* **Do this**
Exclude the pictures and return every line exactly as written.

* **Collected material**
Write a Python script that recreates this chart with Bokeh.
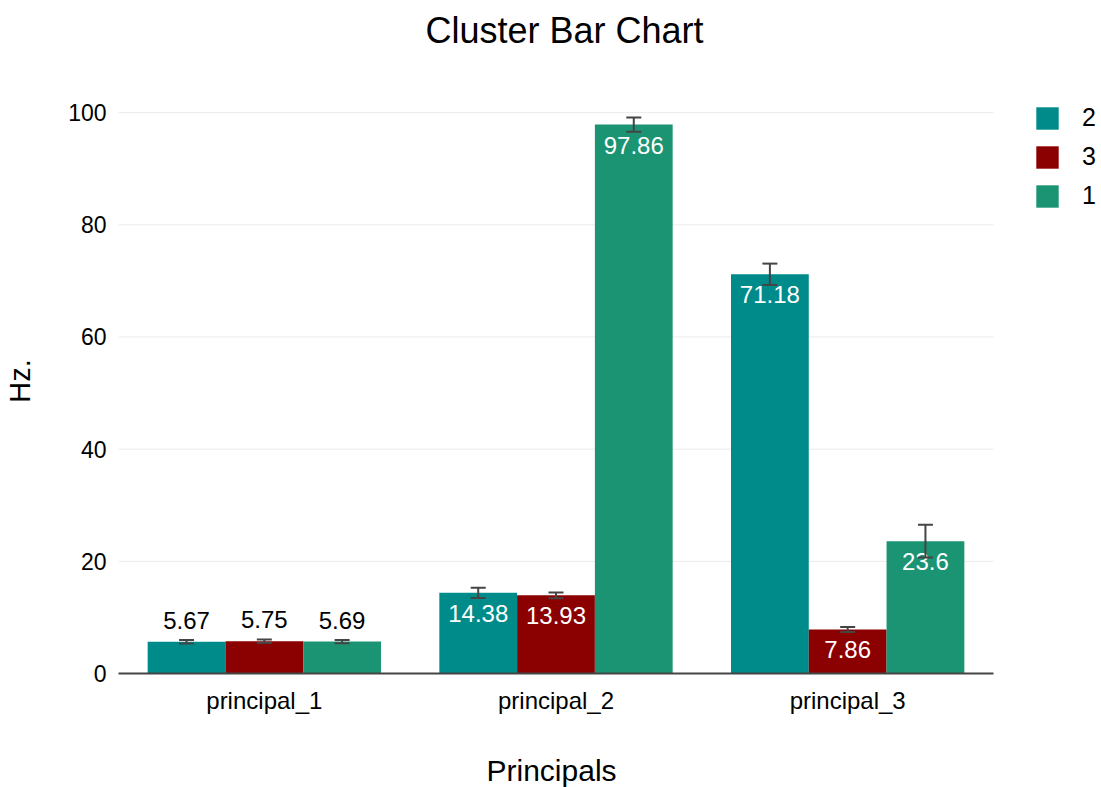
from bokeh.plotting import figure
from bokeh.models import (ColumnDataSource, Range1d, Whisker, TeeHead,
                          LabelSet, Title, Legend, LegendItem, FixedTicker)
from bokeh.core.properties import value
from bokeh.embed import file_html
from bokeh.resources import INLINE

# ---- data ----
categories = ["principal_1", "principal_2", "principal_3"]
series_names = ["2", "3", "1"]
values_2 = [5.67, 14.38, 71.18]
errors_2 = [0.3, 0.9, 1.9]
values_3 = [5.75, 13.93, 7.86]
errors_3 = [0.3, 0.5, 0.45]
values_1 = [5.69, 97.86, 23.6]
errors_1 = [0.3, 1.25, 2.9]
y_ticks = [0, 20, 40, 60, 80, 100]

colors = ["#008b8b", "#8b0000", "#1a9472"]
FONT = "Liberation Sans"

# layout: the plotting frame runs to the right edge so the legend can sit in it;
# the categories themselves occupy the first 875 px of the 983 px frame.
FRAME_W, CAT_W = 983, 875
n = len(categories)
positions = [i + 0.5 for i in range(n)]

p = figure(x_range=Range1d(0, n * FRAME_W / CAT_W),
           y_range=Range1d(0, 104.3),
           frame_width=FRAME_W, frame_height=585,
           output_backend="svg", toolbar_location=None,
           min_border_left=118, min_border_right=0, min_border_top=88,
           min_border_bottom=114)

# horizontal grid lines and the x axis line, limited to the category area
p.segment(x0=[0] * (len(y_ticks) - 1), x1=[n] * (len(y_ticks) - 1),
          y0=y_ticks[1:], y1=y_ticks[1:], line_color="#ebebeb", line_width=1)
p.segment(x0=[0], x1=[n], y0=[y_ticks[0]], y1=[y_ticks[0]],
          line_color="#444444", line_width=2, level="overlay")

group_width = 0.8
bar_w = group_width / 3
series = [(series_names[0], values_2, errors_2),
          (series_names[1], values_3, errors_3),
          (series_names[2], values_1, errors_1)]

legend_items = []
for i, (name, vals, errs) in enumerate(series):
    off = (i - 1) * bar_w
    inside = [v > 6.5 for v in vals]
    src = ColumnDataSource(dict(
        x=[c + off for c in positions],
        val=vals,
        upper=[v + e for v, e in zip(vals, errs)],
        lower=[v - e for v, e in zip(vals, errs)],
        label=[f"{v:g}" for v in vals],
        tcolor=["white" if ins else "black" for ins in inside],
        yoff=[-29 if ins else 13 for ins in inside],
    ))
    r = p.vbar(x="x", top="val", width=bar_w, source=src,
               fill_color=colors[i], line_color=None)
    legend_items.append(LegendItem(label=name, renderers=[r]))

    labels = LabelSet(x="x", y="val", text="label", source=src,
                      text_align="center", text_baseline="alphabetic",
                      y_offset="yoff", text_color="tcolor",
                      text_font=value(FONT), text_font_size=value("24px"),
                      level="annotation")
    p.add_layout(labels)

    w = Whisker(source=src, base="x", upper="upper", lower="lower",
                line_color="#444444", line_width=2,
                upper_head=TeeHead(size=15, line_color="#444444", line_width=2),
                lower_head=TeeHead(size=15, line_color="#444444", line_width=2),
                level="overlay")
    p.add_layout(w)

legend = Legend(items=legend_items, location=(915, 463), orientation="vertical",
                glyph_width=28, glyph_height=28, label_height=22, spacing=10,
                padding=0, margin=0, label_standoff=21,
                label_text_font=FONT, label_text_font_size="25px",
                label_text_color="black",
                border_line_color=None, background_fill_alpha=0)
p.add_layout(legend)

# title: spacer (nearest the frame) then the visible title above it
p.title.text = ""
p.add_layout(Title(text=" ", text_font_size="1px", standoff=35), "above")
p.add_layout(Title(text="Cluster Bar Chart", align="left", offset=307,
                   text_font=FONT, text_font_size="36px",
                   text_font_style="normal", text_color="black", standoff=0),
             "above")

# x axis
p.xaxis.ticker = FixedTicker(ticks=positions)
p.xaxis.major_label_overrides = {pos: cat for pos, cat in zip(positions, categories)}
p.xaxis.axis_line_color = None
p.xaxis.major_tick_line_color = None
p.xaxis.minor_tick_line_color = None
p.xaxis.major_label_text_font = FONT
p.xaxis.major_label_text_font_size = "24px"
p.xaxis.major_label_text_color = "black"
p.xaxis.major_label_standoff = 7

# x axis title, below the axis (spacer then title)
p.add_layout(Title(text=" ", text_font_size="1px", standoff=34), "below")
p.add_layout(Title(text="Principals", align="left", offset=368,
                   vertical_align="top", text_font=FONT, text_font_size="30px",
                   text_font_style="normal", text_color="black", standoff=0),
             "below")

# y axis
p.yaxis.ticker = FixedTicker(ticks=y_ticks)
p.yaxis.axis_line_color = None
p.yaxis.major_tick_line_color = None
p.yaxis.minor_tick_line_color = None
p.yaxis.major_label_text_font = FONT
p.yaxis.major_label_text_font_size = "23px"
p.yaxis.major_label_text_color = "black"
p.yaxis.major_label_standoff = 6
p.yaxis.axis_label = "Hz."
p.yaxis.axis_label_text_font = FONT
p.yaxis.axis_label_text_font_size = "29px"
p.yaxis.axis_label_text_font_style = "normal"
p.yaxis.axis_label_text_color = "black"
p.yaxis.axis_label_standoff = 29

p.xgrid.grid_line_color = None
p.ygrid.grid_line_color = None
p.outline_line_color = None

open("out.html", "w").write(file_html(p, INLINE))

* **Exercise output**
Write a Python script that recreates this chart with Bokeh.
from bokeh.plotting import figure
from bokeh.models import (ColumnDataSource, Range1d, Whisker, TeeHead,
                          LabelSet, Title, Legend, LegendItem, FixedTicker)
from bokeh.core.properties import value
from bokeh.embed import file_html
from bokeh.resources import INLINE

# ---- data ----
categories = ["principal_1", "principal_2", "principal_3"]
series_names = ["2", "3", "1"]
values_2 = [5.67, 14.38, 71.18]
errors_2 = [0.3, 0.9, 1.9]
values_3 = [5.75, 13.93, 7.86]
errors_3 = [0.3, 0.5, 0.45]
values_1 = [5.69, 97.86, 23.6]
errors_1 = [0.3, 1.25, 2.9]
y_ticks = [0, 20, 40, 60, 80, 100]

colors = ["#008b8b", "#8b0000", "#1a9472"]
FONT = "Liberation Sans"

# layout: the plotting frame runs to the right edge so the legend can sit in it;
# the categories themselves occupy the first 875 px of the 983 px frame.
FRAME_W, CAT_W = 983, 875
n = len(categories)
positions = [i + 0.5 for i in range(n)]

p = figure(x_range=Range1d(0, n * FRAME_W / CAT_W),
           y_range=Range1d(0, 104.3),
           frame_width=FRAME_W, frame_height=585,
           output_backend="svg", toolbar_location=None,
           min_border_left=118, min_border_right=0, min_border_top=88,
           min_border_bottom=114)

# horizontal grid lines and the x axis line, limited to the category area
p.segment(x0=[0] * (len(y_ticks) - 1), x1=[n] * (len(y_ticks) - 1),
          y0=y_ticks[1:], y1=y_ticks[1:], line_color="#ebebeb", line_width=1)
p.segment(x0=[0], x1=[n], y0=[y_ticks[0]], y1=[y_ticks[0]],
          line_color="#444444", line_width=2, level="overlay")

group_width = 0.8
bar_w = group_width / 3
series = [(series_names[0], values_2, errors_2),
          (series_names[1], values_3, errors_3),
          (series_names[2], values_1, errors_1)]

legend_items = []
for i, (name, vals, errs) in enumerate(series):
    off = (i - 1) * bar_w
    inside = [v > 6.5 for v in vals]
    src = ColumnDataSource(dict(
        x=[c + off for c in positions],
        val=vals,
        upper=[v + e for v, e in zip(vals, errs)],
        lower=[v - e for v, e in zip(vals, errs)],
        label=[f"{v:g}" for v in vals],
        tcolor=["white" if ins else "black" for ins in inside],
        yoff=[-29 if ins else 13 for ins in inside],
    ))
    r = p.vbar(x="x", top="val", width=bar_w, source=src,
               fill_color=colors[i], line_color=None)
    legend_items.append(LegendItem(label=name, renderers=[r]))

    labels = LabelSet(x="x", y="val", text="label", source=src,
                      text_align="center", text_baseline="alphabetic",
                      y_offset="yoff", text_color="tcolor",
                      text_font=value(FONT), text_font_size=value("24px"),
                      level="annotation")
    p.add_layout(labels)

    w = Whisker(source=src, base="x", upper="upper", lower="lower",
                line_color="#444444", line_width=2,
                upper_head=TeeHead(size=15, line_color="#444444", line_width=2),
                lower_head=TeeHead(size=15, line_color="#444444", line_width=2),
                level="overlay")
    p.add_layout(w)

legend = Legend(items=legend_items, location=(915, 463), orientation="vertical",
                glyph_width=28, glyph_height=28, label_height=22, spacing=10,
                padding=0, margin=0, label_standoff=21,
                label_text_font=FONT, label_text_font_size="25px",
                label_text_color="black",
                border_line_color=None, background_fill_alpha=0)
p.add_layout(legend)

# title: spacer (nearest the frame) then the visible title above it
p.title.text = ""
p.add_layout(Title(text=" ", text_font_size="1px", standoff=35), "above")
p.add_layout(Title(text="Cluster Bar Chart", align="left", offset=307,
                   text_font=FONT, text_font_size="36px",
                   text_font_style="normal", text_color="black", standoff=0),
             "above")

# x axis
p.xaxis.ticker = FixedTicker(ticks=positions)
p.xaxis.major_label_overrides = {pos: cat for pos, cat in zip(positions, categories)}
p.xaxis.axis_line_color = None
p.xaxis.major_tick_line_color = None
p.xaxis.minor_tick_line_color = None
p.xaxis.major_label_text_font = FONT
p.xaxis.major_label_text_font_size = "24px"
p.xaxis.major_label_text_color = "black"
p.xaxis.major_label_standoff = 7

# x axis title, below the axis (spacer then title)
p.add_layout(Title(text=" ", text_font_size="1px", standoff=34), "below")
p.add_layout(Title(text="Principals", align="left", offset=368,
                   vertical_align="top", text_font=FONT, text_font_size="30px",
                   text_font_style="normal", text_color="black", standoff=0),
             "below")

# y axis
p.yaxis.ticker = FixedTicker(ticks=y_ticks)
p.yaxis.axis_line_color = None
p.yaxis.major_tick_line_color = None
p.yaxis.minor_tick_line_color = None
p.yaxis.major_label_text_font = FONT
p.yaxis.major_label_text_font_size = "23px"
p.yaxis.major_label_text_color = "black"
p.yaxis.major_label_standoff = 6
p.yaxis.axis_label = "Hz."
p.yaxis.axis_label_text_font = FONT
p.yaxis.axis_label_text_font_size = "29px"
p.yaxis.axis_label_text_font_style = "normal"
p.yaxis.axis_label_text_color = "black"
p.yaxis.axis_label_standoff = 29

p.xgrid.grid_line_color = None
p.ygrid.grid_line_color = None
p.outline_line_color = None

open("out.html", "w").write(file_html(p, INLINE))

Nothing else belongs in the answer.